The aging does look convincing, although one hawk-eyed Guitarist pundit pointed out that some edges of the worn areas have a distinct 'step', rather than blending smoothly into the bare wood.
Without seeing the original we can't say, but Gibson finish can flake, as well as wear through, and this does leave this kind of ridge. The Dutchburst looks so good that we'll offer the benefit of the doubt.
The fingerboard is an attractively dark, single slab of Indian rosewood, but as ever would benefit from a light oiling at the first string change.
Regarding the guitar's nuts and bolts it's as you would expect: twin Custom Buckers (scatterwound as per the original units), a lightweight aluminium stud tailpiece with ABR-1 bridge, aluminium strap buttons, Kluson-style 'green button' two-ring tuners and a stepped-edge black-on-white truss rod cover.
The pickups run through the standard Gibson complement of two volumes and two tones (the words suitably worn off the inserts of the gold top-hat knobs). The aforementioned, vintage-style 'bumblebee' capacitors complete the picture.
As this is a recreation of a 1960 guitar, it boasts that era's shallow neck profile. While some prefer the meatier '59 shape, or the even beefier '58, others will relish this slinky sliver of mahogany.
Several here who usually revel in the bigger neck experience have picked it up and remarked: "Actually this is really comfortable." It's light, too, coming in at a meagre 3.2kg (8lbs), so you should finish the gig still standing.
What is most interesting is how the removal of a couple of millimetres of wood near the heel lets the fretting-hand thumb tuck further in, allowing the fingers slightly better access to the upper frets.
Playing 'blues box one' at the 17th fret is not quite the usual struggle, and may well be enough to turn the staunchest fat-neck fancier's head. Gibson's setup is impeccable, too, aided no doubt by the Plek system that optimises nut-slot depth, fret profile and string height.
We've tested guitars loaded with Custom Buckers before - notably 2013's R9 - and they don't disappoint. The thing about vintage Les Pauls is that they were sweet-toned animals from which you could tickle tones, but then, with the crank of a volume control or the kick of a pedal, push them into beautiful, natural overdrive.

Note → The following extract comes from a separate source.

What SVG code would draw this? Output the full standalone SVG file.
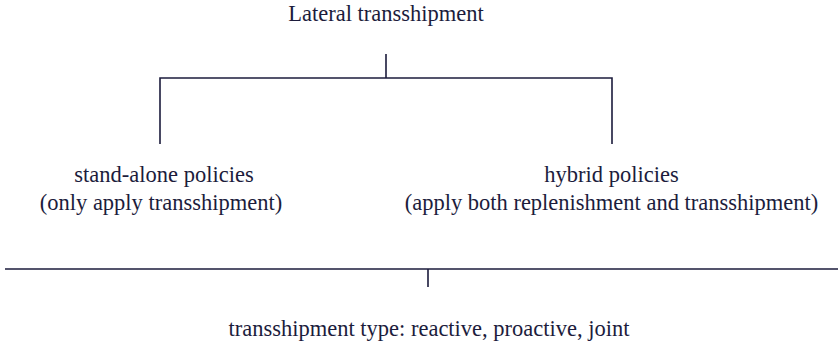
<svg xmlns="http://www.w3.org/2000/svg" width="838" height="347" viewBox="0 0 838 347">
<style>
text{font-family:"Liberation Serif","DejaVu Serif",serif;font-size:22.5px;fill:#1c1c3c;text-anchor:middle}
.c{stroke:#1c1c3c;stroke-width:1.6;fill:none}
</style>
<rect width="838" height="347" fill="#ffffff"/>
<g id="connectors">
<path class="c" d="M386 54V78M160 144V78H612V144"/>
<path class="c" d="M5 269H838M428 269V287"/>
</g>
<g id="root"><text x="386" y="21">Lateral transshipment</text></g>
<g id="standalone"><text x="164" y="182">stand-alone policies</text><text x="161" y="210">(only apply transshipment)</text></g>
<g id="hybrid"><text x="611.5" y="182">hybrid policies</text><text x="611.5" y="210">(apply both replenishment and transshipment)</text></g>
<g id="type"><text x="429" y="336">transshipment type: reactive, proactive, joint</text></g>
</svg>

While Dutchburst lacks the luxury of 50-odd years of natural 'tone ageing', Gibson's ongoing nips and tucks mean it's a lot closer to an original than those Standard 80s and Elites of 35 years ago. All the clichés apply: expressive, dynamic, woody, powerful-but-not-mushy, bright-but-not- piercing.
And if you've ever watched Gary Moore turning his neck pickup down to two or three and 'whispering' to you through his Les Paul, then flicking to the bridge and cranking it to 10... that's what you have here.

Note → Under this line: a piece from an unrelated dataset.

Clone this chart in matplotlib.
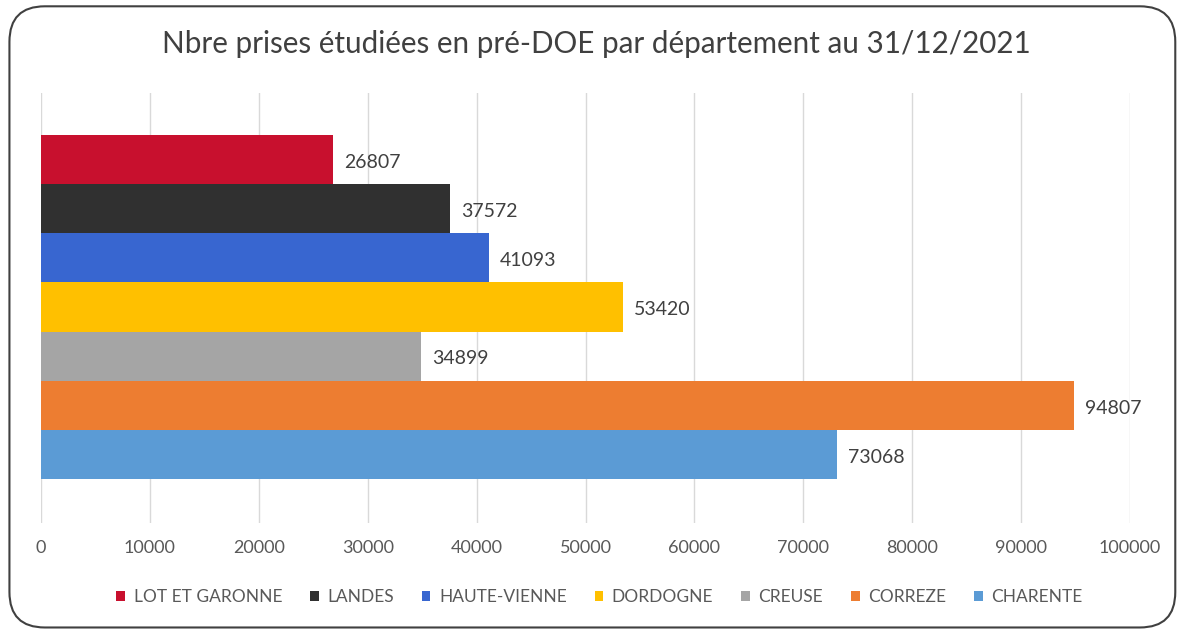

Having spoken to top Les Paul dealers, it seems that Gibson's prices, while scary to most, don't deter those who love them and are fortunate enough to be able to enjoy them. And the work that's gone into the Dutchburst and the other Collector's Choice models is always going to be reflected, cost-wise. So, like it or not, it's a fact of life.

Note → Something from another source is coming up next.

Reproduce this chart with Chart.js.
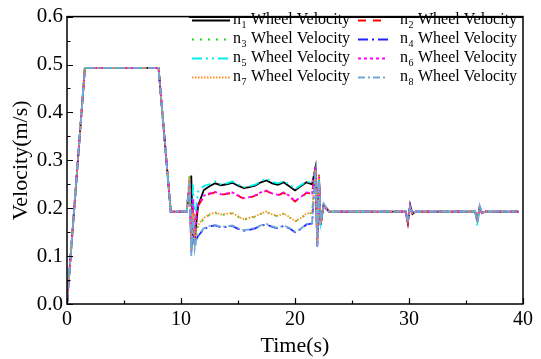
<!DOCTYPE html>
<html>
<head>
<meta charset="utf-8">
<script src="https://cdn.jsdelivr.net/npm/chart.js@4/dist/chart.umd.min.js"></script>
<style>
html,body{margin:0;padding:0;background:#fff;}
canvas{display:block;}
</style>
</head>
<body>
<canvas id="c" width="541" height="359"></canvas>
<script>
// Time samples (s)
const times = [0, 1.57, 8.03, 9.1,
  10.5, 10.75, 10.9, 11.05, 11.2, 11.35,
  11.5, 12, 12.5, 13, 13.5, 14, 14.5, 15, 15.5, 16, 16.5, 17, 17.5, 18, 18.5, 19, 19.5, 20, 20.5, 21, 21.5,
  21.8, 21.95, 22.1, 22.25, 22.5, 23,
  29.7, 29.9, 30.1, 30.3, 30.6, 35.8, 36.0, 36.2, 36.4, 36.7, 39.6];

const n1 = [0, 0.493, 0.493, 0.193,
  0.193, 0.245, 0.268, 0.14, 0.128, 0.17,
  0.205, 0.238, 0.246, 0.252, 0.248, 0.25, 0.253, 0.247, 0.242, 0.244, 0.247, 0.254, 0.258, 0.252, 0.249, 0.254, 0.246, 0.237, 0.246, 0.254, 0.25,
  0.285, 0.125, 0.27, 0.165, 0.205, 0.193,
  0.193, 0.17, 0.207, 0.188, 0.193, 0.193, 0.175, 0.2, 0.19, 0.193, 0.193];
const n2 = [0, 0.493, 0.493, 0.193,
  0.193, 0.25, 0.125, 0.2, 0.15, 0.185,
  0.205, 0.224, 0.23, 0.233, 0.228, 0.23, 0.232, 0.226, 0.22, 0.222, 0.226, 0.232, 0.236, 0.23, 0.227, 0.232, 0.225, 0.214, 0.222, 0.232, 0.23,
  0.29, 0.13, 0.26, 0.17, 0.208, 0.193,
  0.193, 0.168, 0.205, 0.19, 0.193, 0.193, 0.178, 0.2, 0.19, 0.193, 0.193];
const n3 = [0, 0.493, 0.493, 0.193,
  0.193, 0.27, 0.115, 0.185, 0.13, 0.155,
  0.162, 0.178, 0.186, 0.19, 0.186, 0.187, 0.189, 0.182, 0.176, 0.179, 0.182, 0.188, 0.192, 0.186, 0.183, 0.188, 0.181, 0.172, 0.178, 0.188, 0.19,
  0.28, 0.125, 0.26, 0.17, 0.205, 0.193,
  0.193, 0.175, 0.203, 0.19, 0.193, 0.193, 0.18, 0.2, 0.19, 0.193, 0.193];
const n4 = [0, 0.493, 0.493, 0.193,
  0.193, 0.26, 0.105, 0.17, 0.12, 0.135,
  0.142, 0.156, 0.162, 0.164, 0.16, 0.161, 0.163, 0.157, 0.153, 0.155, 0.158, 0.163, 0.166, 0.161, 0.158, 0.163, 0.158, 0.15, 0.156, 0.166, 0.168,
  0.285, 0.12, 0.265, 0.165, 0.205, 0.193,
  0.193, 0.172, 0.205, 0.19, 0.193, 0.193, 0.175, 0.202, 0.19, 0.193, 0.193];
const n5 = [0, 0.493, 0.493, 0.193,
  0.193, 0.262, 0.12, 0.25, 0.15, 0.205,
  0.235, 0.246, 0.25, 0.256, 0.25, 0.252, 0.256, 0.25, 0.244, 0.246, 0.249, 0.256, 0.262, 0.255, 0.252, 0.256, 0.25, 0.24, 0.248, 0.256, 0.252,
  0.28, 0.13, 0.26, 0.17, 0.205, 0.193,
  0.193, 0.178, 0.2, 0.19, 0.193, 0.193, 0.163, 0.207, 0.19, 0.193, 0.193];
const n6 = [0, 0.493, 0.493, 0.193,
  0.193, 0.255, 0.13, 0.22, 0.14, 0.185,
  0.208, 0.226, 0.231, 0.234, 0.229, 0.231, 0.233, 0.227, 0.221, 0.223, 0.227, 0.233, 0.237, 0.231, 0.228, 0.233, 0.226, 0.215, 0.223, 0.233, 0.231,
  0.285, 0.12, 0.265, 0.17, 0.206, 0.193,
  0.193, 0.172, 0.205, 0.19, 0.193, 0.193, 0.172, 0.204, 0.19, 0.193, 0.193];
const n7 = [0, 0.493, 0.493, 0.193,
  0.193, 0.265, 0.11, 0.19, 0.125, 0.155,
  0.165, 0.18, 0.187, 0.191, 0.187, 0.188, 0.19, 0.183, 0.177, 0.18, 0.183, 0.189, 0.193, 0.187, 0.184, 0.189, 0.182, 0.173, 0.179, 0.189, 0.191,
  0.28, 0.125, 0.27, 0.168, 0.204, 0.193,
  0.193, 0.174, 0.204, 0.19, 0.193, 0.193, 0.176, 0.203, 0.19, 0.193, 0.193];
const n8 = [0, 0.493, 0.493, 0.193,
  0.193, 0.252, 0.1, 0.18, 0.115, 0.135,
  0.145, 0.158, 0.163, 0.165, 0.161, 0.162, 0.164, 0.158, 0.154, 0.156, 0.159, 0.164, 0.167, 0.162, 0.159, 0.164, 0.159, 0.151, 0.157, 0.167, 0.169,
  0.275, 0.12, 0.26, 0.17, 0.21, 0.193,
  0.193, 0.173, 0.203, 0.19, 0.193, 0.193, 0.168, 0.205, 0.19, 0.193, 0.193];

const seriesValues = [n1, n2, n3, n4, n5, n6, n7, n8];
const seriesSubs = ['1', '2', '3', '4', '5', '6', '7', '8'];
const seriesLabel = 'Wheel Velocity';
const yTicks = [0, 0.1, 0.2, 0.3, 0.4, 0.5, 0.6];
const xTicks = [0, 10, 20, 30, 40];

const colors = ['#000000', '#ff0000', '#22dd22', '#2222ff', '#00f0f0', '#ff00ff', '#ff8c1a', '#6fa8dc'];
const dashes = [[], [8, 7], [2, 6], [10, 4, 2, 4], [10, 4, 2, 4, 2, 4], [3, 3], [1.5, 1.5], [7, 3, 2, 3]];

const SERIF = '"Liberation Serif", "Times New Roman", serif';

const datasets = seriesValues.map((vals, i) => ({
  label: 'n' + seriesSubs[i] + ' ' + seriesLabel,
  data: times.map((t, k) => ({ x: t, y: vals[k] })),
  borderColor: colors[i],
  borderDash: dashes[i],
  borderWidth: 1.8,
  pointRadius: 0,
  tension: 0,
  fill: false,
  order: 7 - i
}));

const framePlugin = {
  id: 'frame',
  afterDraw(chart) {
    const { ctx, chartArea: a, scales } = chart;
    const xs = scales.x, ys = scales.y;
    ctx.save();
    ctx.strokeStyle = '#000';
    ctx.lineWidth = 1.5;
    ctx.strokeRect(a.left, a.top, a.right - a.left, a.bottom - a.top);
    // inward ticks
    ctx.lineWidth = 1.2;
    ctx.beginPath();
    for (let v = 0; v <= 0.6001; v += 0.05) {
      const y = Math.round(ys.getPixelForValue(v)) + 0.5;
      const major = Math.abs(v * 10 - Math.round(v * 10)) < 1e-6;
      ctx.moveTo(a.left, y);
      ctx.lineTo(a.left + (major ? 6 : 3.5), y);
    }
    for (let v = 0; v <= 40; v += 5) {
      const x = Math.round(xs.getPixelForValue(v)) + 0.5;
      const major = v % 10 === 0;
      ctx.moveTo(x, a.bottom);
      ctx.lineTo(x, a.bottom - (major ? 6 : 3.5));
    }
    ctx.stroke();
    // legend top edge (slightly heavier)
    ctx.lineWidth = 2;
    ctx.beginPath();
    ctx.moveTo(189, a.top + 0.5);
    ctx.lineTo(a.right, a.top + 0.5);
    ctx.stroke();
    // legend
    const cols = [{ lx0: 192, lx1: 230, tx: 233 }, { lx0: 358, lx1: 388, tx: 400 }];
    const rows = [20, 39, 58, 77];
    chart.data.datasets.forEach((ds, i) => {
      const c = cols[i % 2];
      const y = rows[Math.floor(i / 2)];
      ctx.strokeStyle = ds.borderColor;
      ctx.lineWidth = 2;
      ctx.setLineDash(ds.borderDash || []);
      ctx.beginPath();
      ctx.moveTo(c.lx0, y + 0.5);
      ctx.lineTo(c.lx1, y + 0.5);
      ctx.stroke();
      ctx.setLineDash([]);
      ctx.fillStyle = '#000';
      ctx.textBaseline = 'middle';
      ctx.textAlign = 'left';
      ctx.font = '16px ' + SERIF;
      ctx.fillText('n', c.tx, y);
      const wn = ctx.measureText('n').width;
      ctx.font = '10px ' + SERIF;
      ctx.fillText(seriesSubs[i], c.tx + wn + 0.5, y + 5);
      const ws = ctx.measureText(seriesSubs[i]).width;
      ctx.font = '16px ' + SERIF;
      ctx.fillText(seriesLabel, c.tx + wn + ws + 5, y);
    });
    ctx.restore();
  }
};

new Chart(document.getElementById('c'), {
  type: 'line',
  data: { datasets },
  options: {
    responsive: false,
    animation: false,
    devicePixelRatio: 1,
    layout: { padding: { top: 11, right: 18, left: 0, bottom: 0 } },
    plugins: { legend: { display: false }, tooltip: { enabled: false } },
    scales: {
      x: {
        type: 'linear',
        min: 0, max: 40,
        afterBuildTicks: s => { s.ticks = xTicks.map(v => ({ value: v })); },
        afterFit: s => { s.height = 55; },
        grid: { display: false, drawTicks: false },
        border: { display: false },
        ticks: { color: '#000', font: { family: SERIF, size: 20 }, padding: 4, maxRotation: 0 },
        title: { display: true, text: 'Time(s)', color: '#000', font: { family: SERIF, size: 22 }, padding: { top: 0, bottom: 0 } }
      },
      y: {
        type: 'linear',
        min: 0, max: 0.6,
        afterBuildTicks: s => { s.ticks = yTicks.map(v => ({ value: v })); },
        afterFit: s => { s.width = 67; },
        grid: { display: false, drawTicks: false },
        border: { display: false },
        ticks: { color: '#000', font: { family: SERIF, size: 21 }, padding: 4, callback: v => Number(v).toFixed(1) },
        title: { display: true, text: 'Velocity(m/s)', color: '#000', font: { family: SERIF, size: 22 }, padding: { top: 8, bottom: 0 } }
      }
    }
  },
  plugins: [framePlugin]
});
</script>
</body>
</html>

But what do you get for your almost six grand investment? Well, exactly that. These guitars are likely to hold their value and even increase with time. More importantly, it's a great musical instrument that demands to be played. Let it languish like a museum piece and you'll be betraying the man who made it the instrument it is today.
If you're a guitarist who gets the whole vintage thing - and we unashamedly do, especially that glorious tobacco hue - a guitar like this is a joy to behold, a thrill to play and exhilarating to hear. And let's face it, put another dent in it and who's to know?